One might assume that a Libertarian would be up in arms over the Obama administration’s banker pay interventions. Indeed I would be if we lived in a free society in which bankers competed without government support – but we don’t. Let’s get into why this is so.
First, any bank that has been bailed out by TARP, the Federal Reserve, FDIC or other mechanisms for keeping the ponzi scheme called our banking system afloat have lost the right to govern their institutions independently. The government (via the taxpayer) has taken an ownership position in these entities and as such, has a right to influence all management decisions, including pay. But what about the rest of the industry? If you go to the Wall Street Journal today, you’ll see howls about government interference in free markets – as though banks operate in a free market!
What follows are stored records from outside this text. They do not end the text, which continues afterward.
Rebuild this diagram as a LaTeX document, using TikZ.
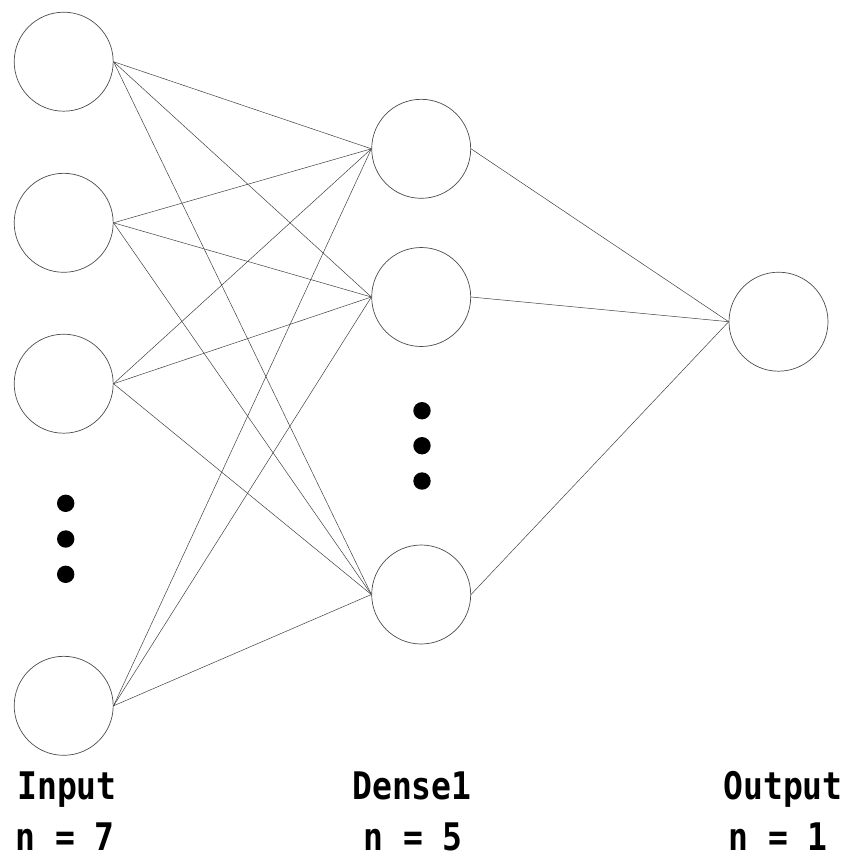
\documentclass[tikz,border=0pt]{standalone}
\usepackage{fontspec}
\newfontfamily\labelfont[FakeStretch=0.87]{DejaVu Sans Mono}
\usetikzlibrary{positioning}

\begin{document}
\begin{tikzpicture}[x=1pt,y=-1pt,
    neuron/.style={circle,draw=black!70,line width=0.7pt,minimum size=99pt,inner sep=0pt},
    dotmark/.style={circle,fill=black,minimum size=17.4pt,inner sep=0pt},
    layername/.style={anchor=base,inner sep=0pt,font=\labelfont\bfseries\fontsize{38}{40}\selectfont},
    link/.style={draw=black!75,line width=0.5pt}]
                \useasboundingbox (0,0) rectangle (846,855);
                % Nodes
                \node[neuron] (Input1) at (63.7,61.7) {};
                \node[neuron] (Input2) at (63.7,222.8) {};
                \node[neuron] (Input3) at (63.7,383.7) {};
                \node[neuron] (InputN) at (63.7,705.8) {};

                \node[neuron] (Dense1) at (421.2,148.8) {};
                \node[neuron] (Dense2) at (421.2,297) {};
                \node[neuron] (DenseN) at (421.2,594.5) {};

                \node[neuron] (Output) at (778.5,321.7) {};

                \node[dotmark] (InDotA) at (65.7,503.3) {};
                \node[dotmark] (InDotB) at (65.7,539) {};
                \node[dotmark] (InDotC) at (65.7,574.3) {};
                \node[dotmark] (DenseDotA) at (422,410.7) {};
                \node[dotmark] (DenseDotB) at (422,445.7) {};
                \node[dotmark] (DenseDotC) at (422,481) {};

                % Labels
                \node[layername] (InputName) at (67,799) {Input};
                \node[layername] (InputSize) at (65,850) {n = 7};
                \node[layername] (DenseName) at (412,799) {Dense1};
                \node[layername] (DenseSize) at (413,850) {n = 5};
                \node[layername] (OutputName) at (783,799) {Output};
                \node[layername] (OutputSize) at (778,850) {n = 1};

                % Links
                \draw[link] (Input1.east) -- (Dense1.west);
                \draw[link] (Input1.east) -- (Dense2.west);
                \draw[link] (Input1.east) -- (DenseN.west);

                \draw[link] (Input2.east) -- (Dense1.west);
                \draw[link] (Input2.east) -- (Dense2.west);
                \draw[link] (Input2.east) -- (DenseN.west);

                \draw[link] (Input3.east) -- (Dense1.west);
                \draw[link] (Input3.east) -- (Dense2.west);
                \draw[link] (Input3.east) -- (DenseN.west);

                \draw[link] (InputN.east) -- (Dense1.west);
                \draw[link] (InputN.east) -- (Dense2.west);
                \draw[link] (InputN.east) -- (DenseN.west);

                \draw[link] (Dense1.east) -- (Output.west);
                \draw[link] (Dense2.east) -- (Output.west);
                \draw[link] (DenseN.east) -- (Output.west);
              \end{tikzpicture}
\end{document}
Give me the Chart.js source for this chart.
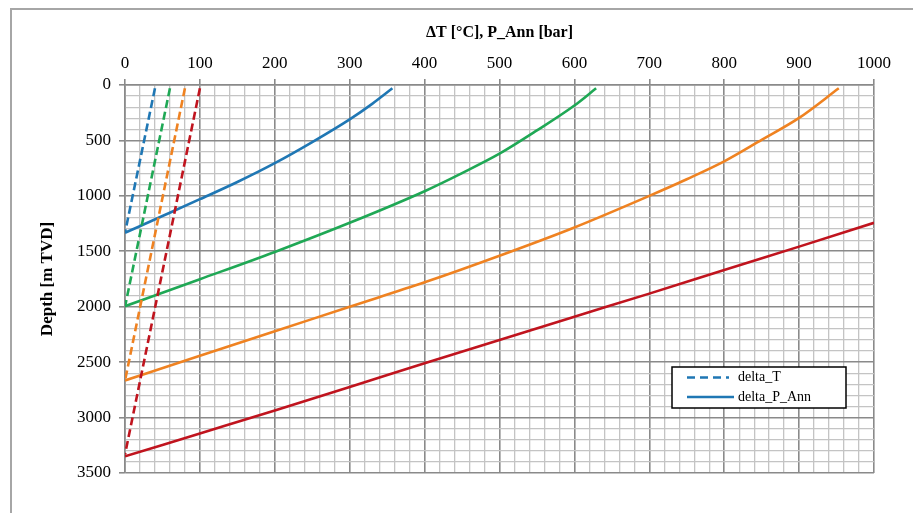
<!DOCTYPE html>
<html>
<head>
<meta charset="utf-8">
<script src="https://cdn.jsdelivr.net/npm/chart.js@4.4.0/dist/chart.umd.min.js"></script>
<style>
  html, body { margin: 0; padding: 0; background: #ffffff; width: 913px; height: 513px; overflow: hidden; }
  #frame { position: absolute; left: 10px; top: 8px; width: 1000px; height: 1000px; border: 2px solid #a6a6a6; box-sizing: border-box; }
  #wrap { position: absolute; left: 0; top: 0; width: 913px; height: 513px; }
</style>
</head>
<body>
<div id="frame"></div>
<div id="wrap"><canvas id="c" width="913" height="513"></canvas></div>
<script>
// ---- data ----
const xTitle = 'ΔT [°C], P_Ann [bar]';
const yTitle = 'Depth [m TVD]';
const legendLabels = ['delta_T', 'delta_P_Ann'];
const seriesColors = ['#1f77b4', '#1fa855', '#ef8221', '#c0141e'];

// delta_T (dashed): value at top depth and depth where it reaches zero
const deltaT_top = [40, 60, 80, 100];
const deltaT_topDepth = [30, 30, 30, 30];
const deltaT_zeroDepth = [1333, 2000, 2667, 3333];

// delta_P_Ann (solid)
const pBlue_bar   = [357, 330, 300, 250, 200, 150, 100, 50, 0];
const pBlue_depth = [30, 170, 310, 515, 705, 875, 1030, 1182, 1333];
const pGreen_bar   = [629, 600, 550, 500, 450, 400, 300, 200, 100, 0];
const pGreen_depth = [30, 185, 410, 620, 795, 958, 1243, 1506, 1752, 1995];
const pOrange_bar   = [953, 900, 850, 800, 750, 700, 600, 500, 400, 300, 200, 100, 0];
const pOrange_depth = [30, 297, 495, 689, 850, 1000, 1285, 1540, 1780, 2000, 2222, 2443, 2665];
const pRed_bar   = [1000, 900, 800, 700, 600, 500, 400, 300, 200, 100, 0];
const pRed_depth = [1243, 1458, 1668, 1882, 2090, 2300, 2510, 2725, 2936, 3143, 3350];

const xMin = 0, xMax = 1000, xMinorStep = 20, xMajorStep = 100;
const yMin = 0, yMax = 3500, yMinorStep = 100, yMajorStep = 500;

// ---- build datasets ----
const pBars = [pBlue_bar, pGreen_bar, pOrange_bar, pRed_bar];
const pDepths = [pBlue_depth, pGreen_depth, pOrange_depth, pRed_depth];
const datasets = [];
for (let i = 0; i < 4; i++) {
  datasets.push({
    label: legendLabels[0] + ' ' + (i + 1),
    data: [{x: deltaT_top[i], y: deltaT_topDepth[i]}, {x: 0, y: deltaT_zeroDepth[i]}],
    borderColor: seriesColors[i],
    borderWidth: 2.6,
    borderDash: [8, 4],
    showLine: true, pointRadius: 0, tension: 0
  });
}
for (let i = 0; i < 4; i++) {
  datasets.push({
    label: legendLabels[1] + ' ' + (i + 1),
    data: pBars[i].map((v, k) => ({x: v, y: pDepths[i][k]})),
    borderColor: seriesColors[i],
    borderWidth: 2.6,
    showLine: true, pointRadius: 0, cubicInterpolationMode: 'monotone'
  });
}

const serif = "'Liberation Serif', 'Times New Roman', serif";
const MAJOR = '#8a8a8a', MINOR = '#c4c4c4';

const legendPlugin = {
  id: 'boxLegend',
  afterDraw(chart) {
    const ctx = chart.ctx;
    const a = chart.chartArea;
    const bx = a.left + 547, by = a.top + 282, bw = 174, bh = 41;
    ctx.save();
    ctx.fillStyle = '#ffffff';
    ctx.fillRect(bx, by, bw, bh);
    ctx.strokeStyle = '#000000';
    ctx.lineWidth = 1.5;
    ctx.strokeRect(bx, by, bw, bh);
    ctx.strokeStyle = seriesColors[0];
    ctx.lineWidth = 2.6;
    ctx.setLineDash([8, 5]);
    ctx.beginPath(); ctx.moveTo(bx + 15, by + 10.5); ctx.lineTo(bx + 57, by + 10.5); ctx.stroke();
    ctx.setLineDash([]);
    ctx.beginPath(); ctx.moveTo(bx + 15, by + 30); ctx.lineTo(bx + 62, by + 30); ctx.stroke();
    ctx.fillStyle = '#000000';
    ctx.font = "14px " + serif;
    ctx.textBaseline = 'middle';
    ctx.textAlign = 'left';
    ctx.fillText(legendLabels[0], bx + 66, by + 10);
    ctx.fillText(legendLabels[1], bx + 66, by + 30);
    ctx.restore();
  }
};

new Chart(document.getElementById('c'), {
  type: 'scatter',
  data: { datasets },
  options: {
    responsive: false,
    animation: false,
    layout: { padding: { left: 37, top: 23, right: 39, bottom: 40 } },
    plugins: { legend: { display: false }, tooltip: { enabled: false } },
    scales: {
      x: {
        type: 'linear', position: 'top', min: xMin, max: xMax,
        afterFit: (s) => { s.height = 62; },
        ticks: {
          stepSize: xMinorStep, autoSkip: false, maxRotation: 0, padding: 5,
          color: '#000', font: { family: serif, size: 17 },
          callback: (v) => (Math.round(v) % xMajorStep === 0 ? String(Math.round(v)) : '')
        },
        grid: {
          color: (c) => (Math.round(c.tick.value) % xMajorStep === 0 ? MAJOR : MINOR),
          lineWidth: (c) => (Math.round(c.tick.value) % xMajorStep === 0 ? 1.6 : 1.3),
          tickColor: (c) => (Math.round(c.tick.value) % xMajorStep === 0 ? MAJOR : 'rgba(0,0,0,0)'),
          tickLength: 6, drawTicks: true
        },
        border: { display: true, color: MAJOR, width: 1.6 },
        title: { display: true, text: xTitle, color: '#000', padding: 0,
                 font: { family: serif, size: 16, weight: 'bold' } }
      },
      y: {
        type: 'linear', position: 'left', reverse: true, min: yMin, max: yMax,
        afterFit: (s) => { s.width = 88; },
        ticks: {
          stepSize: yMinorStep, autoSkip: false, padding: 8,
          color: '#000', font: { family: serif, size: 17 },
          callback: (v) => (Math.round(v) % yMajorStep === 0 ? String(Math.round(v)) : '')
        },
        grid: {
          color: (c) => (Math.round(c.tick.value) % yMajorStep === 0 ? MAJOR : MINOR),
          lineWidth: (c) => (Math.round(c.tick.value) % yMajorStep === 0 ? 1.6 : 1.3),
          tickColor: (c) => (Math.round(c.tick.value) % yMajorStep === 0 ? MAJOR : 'rgba(0,0,0,0)'),
          tickLength: 6, drawTicks: true
        },
        border: { display: true, color: MAJOR, width: 1.6 },
        title: { display: true, text: yTitle, color: '#000', padding: 0,
                 font: { family: serif, size: 17, weight: 'bold' } }
      }
    }
  },
  plugins: [legendPlugin]
});
</script>
</body>
</html>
Banks operate with a very special license granted by either state or the federal governments (depending on their charter) to engage in ‘fractional reserve’ banking. Not just anyone is allowed to do this – and as such the government is granting a special privilege to banks to loan money that they don’t have. Second, the Federal Reserve (for more on it, go to this post) loans money to banks on a regular basis via it’s discount window and open market operations (it does many other nefarious things to help them but I digress). Given these special privileges – which are essentially a ‘rent‘ on the rest of society – we should expect to exercise some control over their activities. Btw, it’s this monopolistic power (just try and open a bank – you can’t, the government won’t let you, they might not let just because you’d actually compete with another bank in the area!!) that allows bankers to pay themselves rapacious compensation. They’re a protected class, so really they are no different than the banks receiving other forms of government protection in principle (read as income transfer from citizens to them).
What’s really galling about all of this is it’s justification by Bernanke as a ‘risk management’ measure. How absurd! He’s taken away the downside risk for big banks – if a big one is going to fail, we’ll bail it out. In economics that’s called ‘moral hazard’ and these actions guarantee future out-sized risk taking by the big banks – it’s axiomatic. For those of you not in the business, banks already labored under great scrutiny from a risk standpoint – it’s not as though they didn’t have regulators all over them before this. Stating that reviewing their compensation practices will lessen systemic risk – it’s just too absurd to be tolerated. If Bernanke wanted to really do something about risk, maybe he’d stop giving bankers free money: interest rates are so low currently that bankers make money by falling out of bed.